[Start]

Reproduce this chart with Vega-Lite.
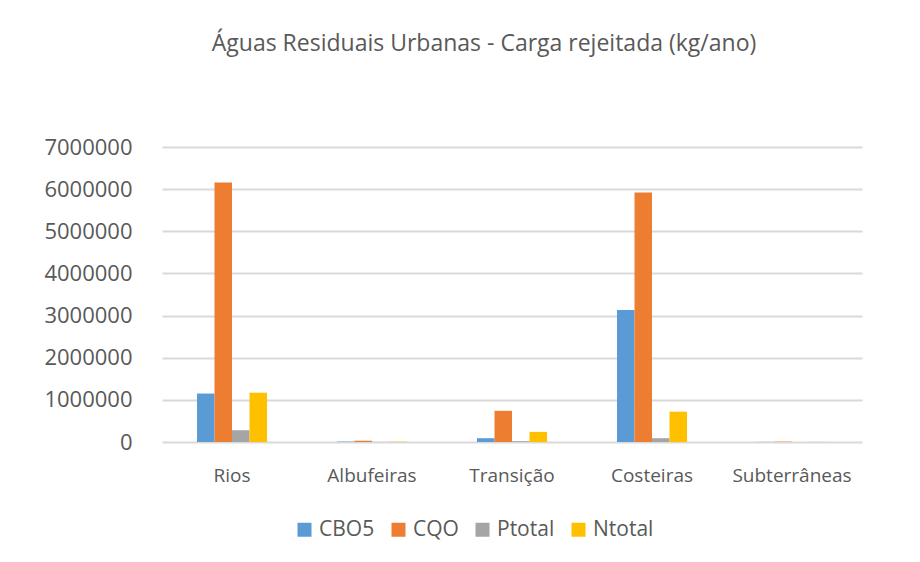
{
  "$schema": "https://vega.github.io/schema/vega-lite/v6.json",
  "width": 700,
  "height": 295,
  "padding": {"left": 43, "top": 33, "right": 20, "bottom": 10},
  "background": "white",
  "title": {
    "text": "Águas Residuais Urbanas - Carga rejeitada (kg/ano)",
    "font": "Open Sans",
    "fontSize": 23,
    "fontWeight": "normal",
    "color": "#595959",
    "anchor": "middle",
    "dx": -28,
    "offset": 80
  },
  "data": {
    "values": [
      {"cat": "Rios", "serie": "CBO5", "v": 1150000},
      {"cat": "Rios", "serie": "CQO", "v": 6160000},
      {"cat": "Rios", "serie": "Ptotal", "v": 280000},
      {"cat": "Rios", "serie": "Ntotal", "v": 1170000},
      {"cat": "Albufeiras", "serie": "CBO5", "v": 10000},
      {"cat": "Albufeiras", "serie": "CQO", "v": 30000},
      {"cat": "Albufeiras", "serie": "Ptotal", "v": 2000},
      {"cat": "Albufeiras", "serie": "Ntotal", "v": 8000},
      {"cat": "Transição", "serie": "CBO5", "v": 90000},
      {"cat": "Transição", "serie": "CQO", "v": 740000},
      {"cat": "Transição", "serie": "Ptotal", "v": 20000},
      {"cat": "Transição", "serie": "Ntotal", "v": 240000},
      {"cat": "Costeiras", "serie": "CBO5", "v": 3130000},
      {"cat": "Costeiras", "serie": "CQO", "v": 5920000},
      {"cat": "Costeiras", "serie": "Ptotal", "v": 90000},
      {"cat": "Costeiras", "serie": "Ntotal", "v": 720000},
      {"cat": "Subterrâneas", "serie": "CBO5", "v": 3000},
      {"cat": "Subterrâneas", "serie": "CQO", "v": 8000},
      {"cat": "Subterrâneas", "serie": "Ptotal", "v": 500},
      {"cat": "Subterrâneas", "serie": "Ntotal", "v": 2000}
    ]
  },
  "mark": {"type": "bar"},
  "encoding": {
    "x": {
      "field": "cat",
      "type": "nominal",
      "sort": ["Rios", "Albufeiras", "Transição", "Costeiras", "Subterrâneas"],
      "scale": {"paddingInner": 0.5, "paddingOuter": 0.25},
      "axis": {
        "title": null,
        "labelAngle": 0,
        "labelFont": "Open Sans",
        "labelFontSize": 19,
        "labelColor": "#595959",
        "labelPadding": 24,
        "ticks": false,
        "domain": false
      }
    },
    "xOffset": {
      "field": "serie",
      "type": "nominal",
      "sort": ["CBO5", "CQO", "Ptotal", "Ntotal"]
    },
    "y": {
      "field": "v",
      "type": "quantitative",
      "scale": {"domain": [0, 7000000]},
      "axis": {
        "title": null,
        "values": [0, 1000000, 2000000, 3000000, 4000000, 5000000, 6000000, 7000000],
        "format": "d",
        "labelFont": "Open Sans",
        "labelFontSize": 22,
        "labelColor": "#595959",
        "labelPadding": 30,
        "ticks": false,
        "domain": false,
        "gridColor": "#D9D9D9",
        "gridWidth": 2
      }
    },
    "color": {
      "field": "serie",
      "type": "nominal",
      "sort": ["CBO5", "CQO", "Ptotal", "Ntotal"],
      "scale": {
        "domain": ["CBO5", "CQO", "Ptotal", "Ntotal"],
        "range": ["#5B9BD5", "#ED7D31", "#A5A5A5", "#FFC000"]
      },
      "legend": {
        "title": null,
        "orient": "none",
        "legendX": 132,
        "legendY": 372,
        "direction": "horizontal",
        "symbolType": "square",
        "symbolSize": 196,
        "symbolStrokeWidth": 0,
        "labelFont": "Open Sans",
        "labelFontSize": 21,
        "labelColor": "#595959",
        "columnPadding": 13
      }
    }
  },
  "config": {"view": {"stroke": null}}
}
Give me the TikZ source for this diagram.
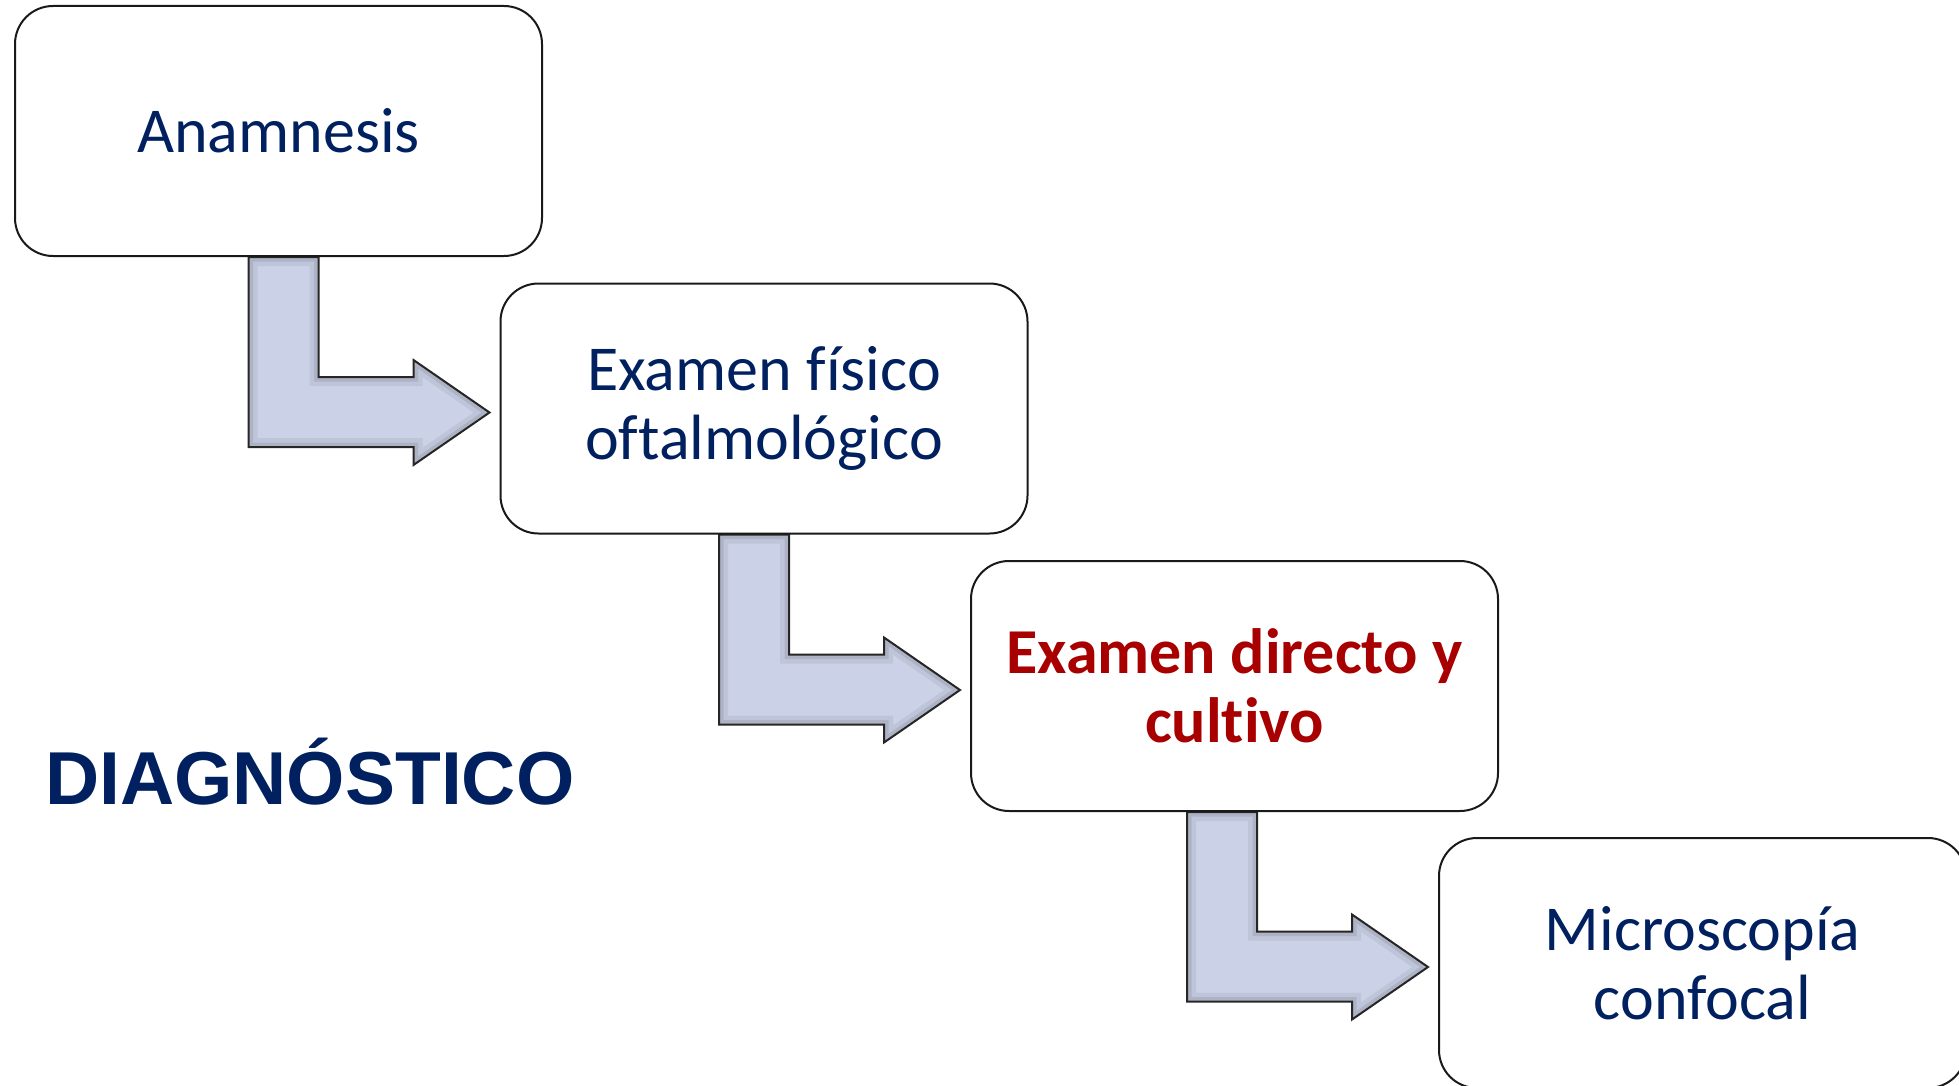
\documentclass[tikz,border=0pt]{standalone}
\usepackage{fontspec}
\setmainfont{Carlito}[RawFeature={-liga;-clig}]
\newfontfamily\arialfont{Liberation Sans}
\usetikzlibrary{calc}
\definecolor{txtblue}{HTML}{002060}
\definecolor{txtred}{HTML}{A80000}
\definecolor{arrowfill}{HTML}{CBD2E7}
% path of a bent block arrow from the bottom of box #1 to the left side of box #2
\newcommand\arrowpath[2]{let \p1=(#1.south), \p2=(#2.west) in
  (\x2-251pt,\y1) -- (\x2-181pt,\y1) -- (\x2-181pt,\y2+31.5pt) -- (\x2-86pt,\y2+31.5pt)
  -- (\x2-86pt,\y2+48.5pt) -- (\x2-10pt,\y2-4pt) -- (\x2-86pt,\y2-56.5pt)
  -- (\x2-86pt,\y2-38.5pt) -- (\x2-251pt,\y2-38.5pt) -- cycle}
\newcommand\blockarrow[2]{%
  \fill[arrowfill] \arrowpath{#1}{#2};
  \begin{scope}
    \clip \arrowpath{#1}{#2};
    \draw[line width=18pt, black, opacity=0.06] \arrowpath{#1}{#2};
    \draw[line width=9pt, black, opacity=0.09] \arrowpath{#1}{#2};
  \end{scope}
  \draw[arrowline] \arrowpath{#1}{#2};}
\begin{document}
\begin{tikzpicture}[x=1pt,y=-1pt,
  box/.style={draw=black!90, line width=2pt, rounded corners=38pt, fill=white,
    minimum width=527pt, minimum height=250pt, inner sep=0pt, align=center,
    text=txtblue, font=\fontsize{64}{69}\selectfont},
  keybox/.style={box, text=txtred, font=\fontsize{64}{69}\selectfont\bfseries},
  slot/.style={box, draw=none, fill=none},
  arrowline/.style={draw=black!85, line width=2pt, line join=miter},
  title/.style={anchor=base west, inner sep=0pt, text=txtblue,
    font=\arialfont\bfseries\fontsize{75}{80}\selectfont}]
\useasboundingbox (0,0) rectangle (1959,1086);

% box positions (named first so the arrows can refer to them)
\path (278.5,131) coordinate (c1) (764,408.5) coordinate (c2)
      (1234.5,686) coordinate (c3) (1702.5,963) coordinate (c4);
\node[slot] (b1) at (c1) {};
\node[slot] (b2) at (c2) {};
\node[slot] (b3) at (c3) {};
\node[slot] (b4) at (c4) {};

\blockarrow{b1}{b2}
\blockarrow{b2}{b3}
\blockarrow{b3}{b4}

\node[box] (n1) at (c1) {Anamnesis};
\node[box] (n2) at (c2) {Examen físico\\oftalmológico};
\node[keybox] (n3) at (c3) {Examen directo y\\cultivo};
\node[box] (n4) at (c4) {Microscopía\\confocal};

\node[title] (t) at (45,804) {DIAGNÓSTICO};
\end{tikzpicture}
\end{document}
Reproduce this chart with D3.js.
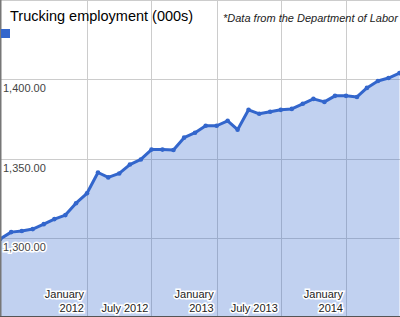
<!DOCTYPE html>
<html>
<head>
<meta charset="utf-8">
<script src="https://cdn.jsdelivr.net/npm/d3@7"></script>
<style>
    body { margin: 0; background: #fff; }
    svg { display: block; font-family: Arial, "Liberation Sans", sans-serif; }
</style>
</head>
<body>
<div id="chart"></div>
<script>
const months = [
    "2011-05", "2011-06", "2011-07", "2011-08", "2011-09", "2011-10", "2011-11", "2011-12",
    "2012-01", "2012-02", "2012-03", "2012-04", "2012-05", "2012-06", "2012-07", "2012-08",
    "2012-09", "2012-10", "2012-11", "2012-12", "2013-01", "2013-02", "2013-03", "2013-04",
    "2013-05", "2013-06", "2013-07", "2013-08", "2013-09", "2013-10", "2013-11", "2013-12",
    "2014-01", "2014-02", "2014-03", "2014-04", "2014-05", "2014-06"
];
const employment = [
    1299.4, 1303.7, 1304.4, 1305.6, 1308.7, 1311.9, 1314.4, 1321.9,
    1328.1, 1341.2, 1338.1, 1340.6, 1346.2, 1349.4, 1355.6, 1355.6,
    1355.3, 1363.1, 1366.2, 1370.6, 1370.6, 1373.7, 1368.1, 1380.6,
    1378.1, 1379.4, 1380.6, 1381.2, 1384.4, 1387.5, 1385.6, 1389.4,
    1389.4, 1388.7, 1394.4, 1398.7, 1400.6, 1403.7
];
const yTicks = [1300, 1350, 1400, 1450];
const xTicks = ["2012-01", "2012-07", "2013-01", "2013-07", "2014-01"];
const xTickLabels = [["January", "2012"], ["July 2012"], ["January", "2013"], ["July 2013"], ["January", "2014"]];

const title = "Trucking employment (000s)";
const note = "*Data from the Department of Labor";

const width = 400, height = 317;
const blue = "#3366cc";
const parse = d3.timeParse("%Y-%m");

const data = months.map((m, i) => ({ date: parse(m), value: employment[i] }));

const svg = d3.select("#chart")
    .append("svg")
    .attr("width", width)
    .attr("height", height);

const x = d3.scaleTime()
    .domain([parse("2012-01"), parse("2014-01")])
    .range([87, 346]);

const y = d3.scaleLinear()
    .domain([1250, 1450])
    .range([317.5, -0.5]);

// gridlines
svg.append("g")
    .selectAll("line.v")
    .data(xTicks)
    .enter()
    .append("line")
    .attr("x1", d => Math.round(x(parse(d))) + 0.5)
    .attr("x2", d => Math.round(x(parse(d))) + 0.5)
    .attr("y1", 0)
    .attr("y2", height)
    .attr("stroke", "#cccccc");

svg.append("g")
    .selectAll("line.h")
    .data(yTicks)
    .enter()
    .append("line")
    .attr("x1", 0)
    .attr("x2", width)
    .attr("y1", d => Math.max(0.5, Math.round(y(d)) + 0.5))
    .attr("y2", d => Math.max(0.5, Math.round(y(d)) + 0.5))
    .attr("stroke", "#cccccc");

const area = d3.area()
    .x(d => x(d.date))
    .y0(y(1250))
    .y1(d => y(d.value));

const line = d3.line()
    .x(d => x(d.date))
    .y(d => y(d.value));

svg.append("path")
    .datum(data)
    .attr("d", area)
    .attr("fill", blue)
    .attr("fill-opacity", 0.3);

svg.append("path")
    .datum(data)
    .attr("d", line)
    .attr("fill", "none")
    .attr("stroke", blue)
    .attr("stroke-width", 3)
    .attr("stroke-linejoin", "round");

svg.selectAll("circle")
    .data(data)
    .enter()
    .append("circle")
    .attr("cx", d => x(d.date))
    .attr("cy", d => y(d.value))
    .attr("r", 2.3)
    .attr("fill", blue);

// axis lines
svg.append("line")
    .attr("x1", 0.75).attr("x2", 0.75)
    .attr("y1", 0).attr("y2", height)
    .attr("stroke", "#777")
    .attr("stroke-width", 1.5);

svg.append("line")
    .attr("x1", 0).attr("x2", width)
    .attr("y1", 316.5).attr("y2", 316.5)
    .attr("stroke", "#555");

// y labels
svg.append("g")
    .selectAll("text")
    .data(yTicks.filter(d => d < 1450))
    .enter()
    .append("text")
    .attr("x", 3)
    .attr("y", d => y(d) + 13)
    .attr("font-size", 11)
    .attr("fill", "#444")
    .attr("stroke", "#fff")
    .attr("stroke-width", 3)
    .attr("paint-order", "stroke")
    .text(d => d3.format(",.2f")(d));

// x labels
const xl = svg.append("g")
    .selectAll("text")
    .data(xTicks)
    .enter()
    .append("text")
    .attr("x", d => x(parse(d)) - 3)
    .attr("y", 312)
    .attr("text-anchor", "end")
    .attr("font-size", 11)
    .attr("fill", "#222")
    .attr("stroke", "#fff")
    .attr("stroke-width", 3)
    .attr("paint-order", "stroke");

xl.each(function (d, i) {
    const lines = xTickLabels[i];
    const t = d3.select(this);
    lines.forEach((s, j) => {
        t.append("tspan")
            .attr("x", x(parse(d)) - 3)
            .attr("dy", j === 0 ? -(lines.length - 1) * 14 : 14)
            .text(s);
    });
});

// title, note, legend
svg.append("text")
    .attr("x", 10)
    .attr("y", 21)
    .attr("font-size", 14.5)
    .attr("fill", "#000")
    .text(title);

svg.append("text")
    .attr("x", 223)
    .attr("y", 22)
    .attr("font-size", 11)
    .attr("font-style", "italic")
    .attr("fill", "#222")
    .text(note);

svg.append("rect")
    .attr("x", 1)
    .attr("y", 29)
    .attr("width", 9)
    .attr("height", 9)
    .attr("fill", blue);
</script>
</body>
</html>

[End]

## PROBLEM REQUIREMENTS
Looking above, find the stretch of lines that opens with the one holding "Give me the TikZ source for this diagram." and closes with the one holding "(0,0) rectangle (1959,1086);". Copy it exactly, pictures excluded.

## ANSWER
Give me the TikZ source for this diagram.
\documentclass[tikz,border=0pt]{standalone}
\usepackage{fontspec}
\setmainfont{Carlito}[RawFeature={-liga;-clig}]
\newfontfamily\arialfont{Liberation Sans}
\usetikzlibrary{calc}
\definecolor{txtblue}{HTML}{002060}
\definecolor{txtred}{HTML}{A80000}
\definecolor{arrowfill}{HTML}{CBD2E7}
% path of a bent block arrow from the bottom of box #1 to the left side of box #2
\newcommand\arrowpath[2]{let \p1=(#1.south), \p2=(#2.west) in
  (\x2-251pt,\y1) -- (\x2-181pt,\y1) -- (\x2-181pt,\y2+31.5pt) -- (\x2-86pt,\y2+31.5pt)
  -- (\x2-86pt,\y2+48.5pt) -- (\x2-10pt,\y2-4pt) -- (\x2-86pt,\y2-56.5pt)
  -- (\x2-86pt,\y2-38.5pt) -- (\x2-251pt,\y2-38.5pt) -- cycle}
\newcommand\blockarrow[2]{%
  \fill[arrowfill] \arrowpath{#1}{#2};
  \begin{scope}
    \clip \arrowpath{#1}{#2};
    \draw[line width=18pt, black, opacity=0.06] \arrowpath{#1}{#2};
    \draw[line width=9pt, black, opacity=0.09] \arrowpath{#1}{#2};
  \end{scope}
  \draw[arrowline] \arrowpath{#1}{#2};}
\begin{document}
\begin{tikzpicture}[x=1pt,y=-1pt,
  box/.style={draw=black!90, line width=2pt, rounded corners=38pt, fill=white,
    minimum width=527pt, minimum height=250pt, inner sep=0pt, align=center,
    text=txtblue, font=\fontsize{64}{69}\selectfont},
  keybox/.style={box, text=txtred, font=\fontsize{64}{69}\selectfont\bfseries},
  slot/.style={box, draw=none, fill=none},
  arrowline/.style={draw=black!85, line width=2pt, line join=miter},
  title/.style={anchor=base west, inner sep=0pt, text=txtblue,
    font=\arialfont\bfseries\fontsize{75}{80}\selectfont}]
\useasboundingbox (0,0) rectangle (1959,1086);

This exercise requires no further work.